Thursday, September 08, 2011

Improbable universe

What happened to you today that was improbable? Think about it. Our lives are so delineated, organized, and made predictable not only by outside forces but by ourselves, because we like things that way. But the clue to the truth of life is in those events that clue us in that there are vast regions of unmapped territory out there. The entire universe is, as a matter of scientific fact, a thoroughly improbable beast.

A recent article in Scientific American called "The Inflation Debate" (April 2011) points out that for a universe to expand rapidly and continuously, in the period of what is known as "inflation" just subsequent to the original Big Bang, is a highly improbable event to begin with. But for a universe to emerge through the inflation as flat as a pancake, as ours is, relatively speaking--well, the chances of this happening are roughly equivalent to your being able to walk onto a vast beach, plunge your hand somewhere into the sand, and pull out a tiny diamond that I have hidden there. If we didn't know better, we would have to conclude that our present existence is so improbable as to be for all intents and purposes the pipe dream of a jokester deity.

So note and be aware of the little things that happen each day that lie outside the normal range. Because they represent the actual nature of this reality which is, as I have shown, of the most unusual character. One might think that God, or the pantheon of godlike forces, whoever is responsible for creating this unlikely universe, must actually be continuously reverse engineering this place. Not limited by our ideas of linear causality or constrained by the pedestrian organizational principles we humans espouse, the godforce is busy bringing new ideas out of the future to improve the present, while massaging the stomach of the past to better digest this expanding meal of change. This is the only way to explain how the specificity of what has happened could emerge from random conditions. Does God cheat at his own game of cosmic poker? Who's keeping track?
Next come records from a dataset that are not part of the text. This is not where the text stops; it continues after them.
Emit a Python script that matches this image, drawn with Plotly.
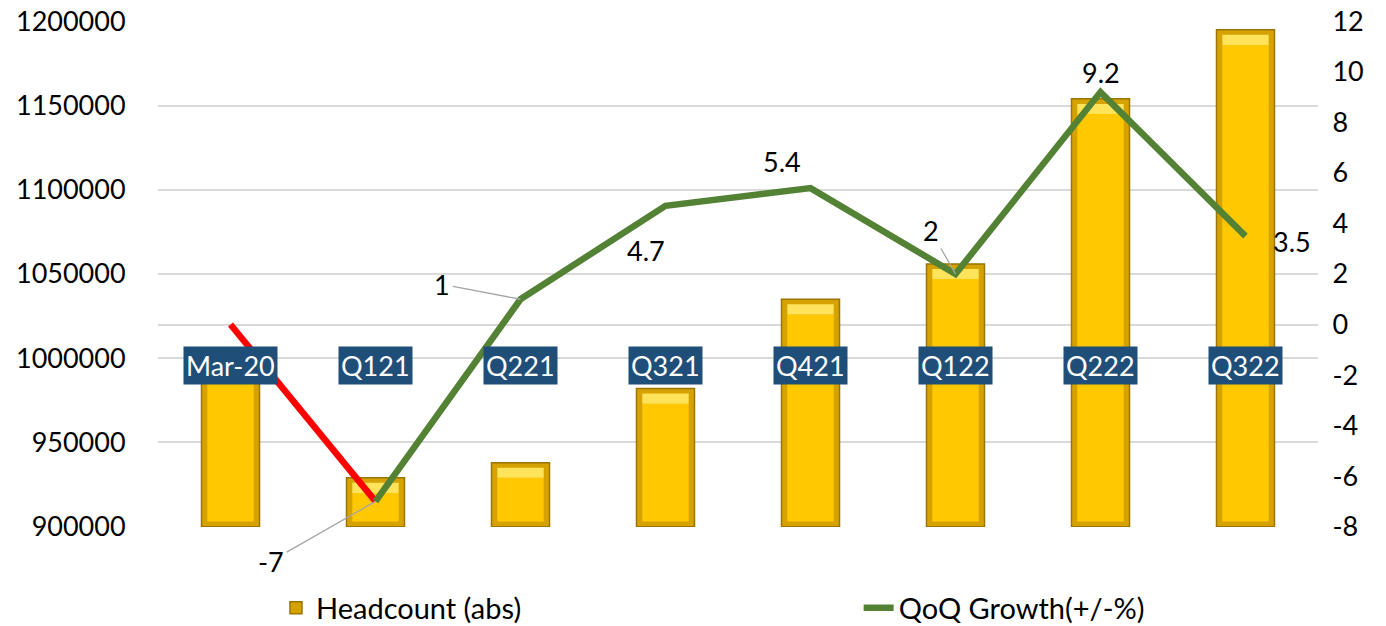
import plotly.graph_objects as go

categories = ["Mar-20", "Q121", "Q221", "Q321", "Q421", "Q122", "Q222", "Q322"]
headcount = [999000, 929000, 938000, 982000, 1035000, 1056000, 1154000, 1195000]
growth = [0, -7, 1, 4.7, 5.4, 2, 9.2, 3.5]
left_ticks = [900000, 950000, 1000000, 1050000, 1100000, 1150000, 1200000]
right_ticks = [-8, -6, -4, -2, 0, 2, 4, 6, 8, 10, 12]

FONT = "Lato"
GREEN = "#548235"
BASE = left_ticks[0]
EDGE = 3000      # bevel thickness (axis units) used for styling
TOPBAND = 9000
PAD = 0.0007     # tiny range padding so edge gridlines are drawn

lspan = left_ticks[-1] - left_ticks[0]
rspan = right_ticks[-1] - right_ticks[0]

fig = go.Figure()

fig.add_trace(go.Bar(
    x=categories, y=[v - BASE for v in headcount], base=BASE, width=0.4,
    name="Headcount (abs)",
    marker=dict(color="#D6A200", line=dict(color="#9C7400", width=1.5)),
    yaxis="y", hoverinfo="skip", legend="legend",
))
fig.add_trace(go.Bar(
    x=categories, y=[v - BASE - EDGE - TOPBAND for v in headcount], base=BASE + EDGE,
    width=0.32, marker=dict(color="#FFC800", line=dict(width=0)),
    showlegend=False, yaxis="y", hoverinfo="skip",
))
fig.add_trace(go.Bar(
    x=categories, y=[TOPBAND - EDGE] * len(categories),
    base=[v - TOPBAND for v in headcount],
    width=0.32, marker=dict(color="#FFE35A", line=dict(width=0)),
    showlegend=False, yaxis="y", hoverinfo="skip",
))

fig.add_trace(go.Scatter(
    x=categories[:2], y=growth[:2], mode="lines",
    line=dict(color="#FF0000", width=6.5), showlegend=False,
    yaxis="y2", hoverinfo="skip",
))
fig.add_trace(go.Scatter(
    x=categories[1:], y=growth[1:], mode="lines",
    line=dict(color=GREEN, width=6.5), name="QoQ Growth(+/-%)",
    yaxis="y2", hoverinfo="skip", legend="legend2",
))

annotations = []
for c in categories:
    annotations.append(dict(
        x=c, xref="x", y=0.32, yref="paper", text=c, showarrow=False,
        font=dict(family=FONT, size=27, color="white"),
        bgcolor="#1F4E79", borderpad=2, xanchor="center", yanchor="middle",
    ))

label_style = {
    1: dict(showarrow=True, ax=-105, ay=60),
    2: dict(showarrow=True, ax=-79, ay=-15),
    3: dict(showarrow=False, xshift=-20, yshift=-45),
    4: dict(showarrow=False, xshift=-29, yshift=27),
    5: dict(showarrow=True, ax=-25, ay=-44),
    6: dict(showarrow=False, yshift=20),
    7: dict(showarrow=False, xshift=46, yshift=-5),
}
for i, st in label_style.items():
    a = dict(x=categories[i], y=growth[i], xref="x", yref="y2",
             text=f"{growth[i]:g}", font=dict(family=FONT, size=27, color="black"))
    if st.get("showarrow"):
        a.update(showarrow=True, ax=st["ax"], ay=st["ay"], arrowhead=0,
                 arrowwidth=1.3, arrowcolor="#A6A6A6", standoff=0, startstandoff=2)
    else:
        a.update(showarrow=False, xshift=st.get("xshift", 0), yshift=st.get("yshift", 0))
    annotations.append(a)

legend_common = dict(orientation="h", yanchor="middle", xanchor="left",
                     font=dict(family=FONT, size=29), bgcolor="rgba(0,0,0,0)")

fig.update_layout(
    width=1386, height=626,
    margin=dict(l=158, r=68, t=21, b=99, autoexpand=False),
    paper_bgcolor="white", plot_bgcolor="white",
    font=dict(family=FONT, size=27, color="black"),
    barmode="overlay",
    xaxis=dict(type="category", range=[-0.5, 7.5], showticklabels=False,
               showgrid=False, zeroline=False, showline=False, ticks=""),
    yaxis=dict(range=[left_ticks[0] - PAD * lspan, left_ticks[-1] + PAD * lspan],
               tickvals=left_ticks, ticktext=[str(v) for v in left_ticks],
               showgrid=True, gridcolor="#D9D9D9", gridwidth=1.5,
               zeroline=False, showline=False, ticks="outside", ticklen=26,
               tickcolor="rgba(0,0,0,0)", tickfont=dict(family=FONT, size=27),
               ticklabeloverflow="allow", automargin=False),
    yaxis2=dict(range=[right_ticks[0] - PAD * rspan, right_ticks[-1] + PAD * rspan],
                tickvals=right_ticks, ticktext=[str(v) for v in right_ticks],
                overlaying="y", side="right", showgrid=False,
                zeroline=True, zerolinecolor="#D9D9D9", zerolinewidth=1.5,
                showline=False, ticks="outside", ticklen=8,
                tickcolor="rgba(0,0,0,0)", tickfont=dict(family=FONT, size=27),
                ticklabeloverflow="allow", automargin=False),
    legend=dict(x=0.1017, y=-0.16, **legend_common),
    legend2=dict(x=0.604, y=-0.16, **legend_common),
    annotations=annotations,
    showlegend=True,
)

fig.write_html("out.html", config={"displayModeBar": False},
               post_script="document.body.style.margin='0';")
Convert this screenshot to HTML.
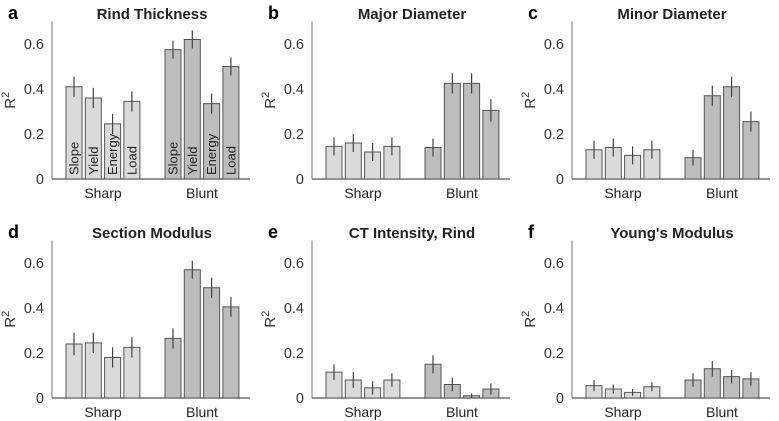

Then too, it may merely be a case that if there is a 1% chance of rain today in Iowa, but I happen to be standing under the only rain cloud in the state, there is a 100% chance of my getting wet. So despite the improbablity of the universe having turned out as it did, creating a conundrum for cosmologists, and despite the improbability of our being here at all in this flabbergastingly strange world (let's face it), we are getting pretty inundated with whatever it is. Call it reality, I don't know. It's a pancake that's getting infinitely rolled up and stuffed like a blintz. And we're supposed to eat this thing?